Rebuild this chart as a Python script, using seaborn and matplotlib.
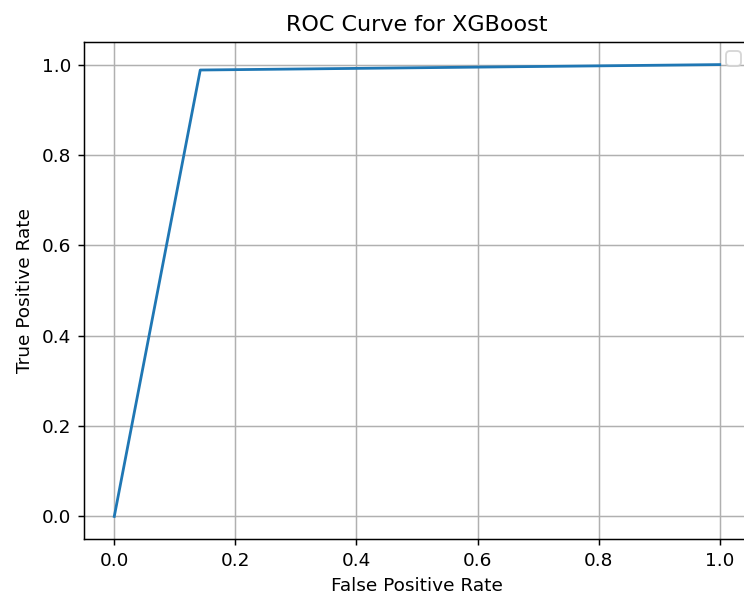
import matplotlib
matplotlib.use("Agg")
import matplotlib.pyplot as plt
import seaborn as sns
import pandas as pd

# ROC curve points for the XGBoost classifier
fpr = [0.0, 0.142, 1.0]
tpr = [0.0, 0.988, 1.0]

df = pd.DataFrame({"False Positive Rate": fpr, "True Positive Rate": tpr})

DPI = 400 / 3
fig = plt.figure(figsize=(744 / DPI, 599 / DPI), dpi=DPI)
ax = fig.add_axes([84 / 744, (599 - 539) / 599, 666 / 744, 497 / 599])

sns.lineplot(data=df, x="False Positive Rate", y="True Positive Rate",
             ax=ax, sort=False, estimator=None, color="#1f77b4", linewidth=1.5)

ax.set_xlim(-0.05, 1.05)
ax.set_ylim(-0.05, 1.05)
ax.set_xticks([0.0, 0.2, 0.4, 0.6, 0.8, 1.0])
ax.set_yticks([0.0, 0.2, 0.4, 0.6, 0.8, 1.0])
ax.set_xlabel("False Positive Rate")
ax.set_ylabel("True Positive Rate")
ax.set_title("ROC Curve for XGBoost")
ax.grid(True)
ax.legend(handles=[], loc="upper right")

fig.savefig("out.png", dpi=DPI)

■ ■ ■

— Required task —
All of the data above should be quoted exactly, except for the pictures.

— Solution below —
Rebuild this chart as a Python script, using seaborn and matplotlib.
import matplotlib
matplotlib.use("Agg")
import matplotlib.pyplot as plt
import seaborn as sns
import pandas as pd

# ROC curve points for the XGBoost classifier
fpr = [0.0, 0.142, 1.0]
tpr = [0.0, 0.988, 1.0]

df = pd.DataFrame({"False Positive Rate": fpr, "True Positive Rate": tpr})

DPI = 400 / 3
fig = plt.figure(figsize=(744 / DPI, 599 / DPI), dpi=DPI)
ax = fig.add_axes([84 / 744, (599 - 539) / 599, 666 / 744, 497 / 599])

sns.lineplot(data=df, x="False Positive Rate", y="True Positive Rate",
             ax=ax, sort=False, estimator=None, color="#1f77b4", linewidth=1.5)

ax.set_xlim(-0.05, 1.05)
ax.set_ylim(-0.05, 1.05)
ax.set_xticks([0.0, 0.2, 0.4, 0.6, 0.8, 1.0])
ax.set_yticks([0.0, 0.2, 0.4, 0.6, 0.8, 1.0])
ax.set_xlabel("False Positive Rate")
ax.set_ylabel("True Positive Rate")
ax.set_title("ROC Curve for XGBoost")
ax.grid(True)
ax.legend(handles=[], loc="upper right")

fig.savefig("out.png", dpi=DPI)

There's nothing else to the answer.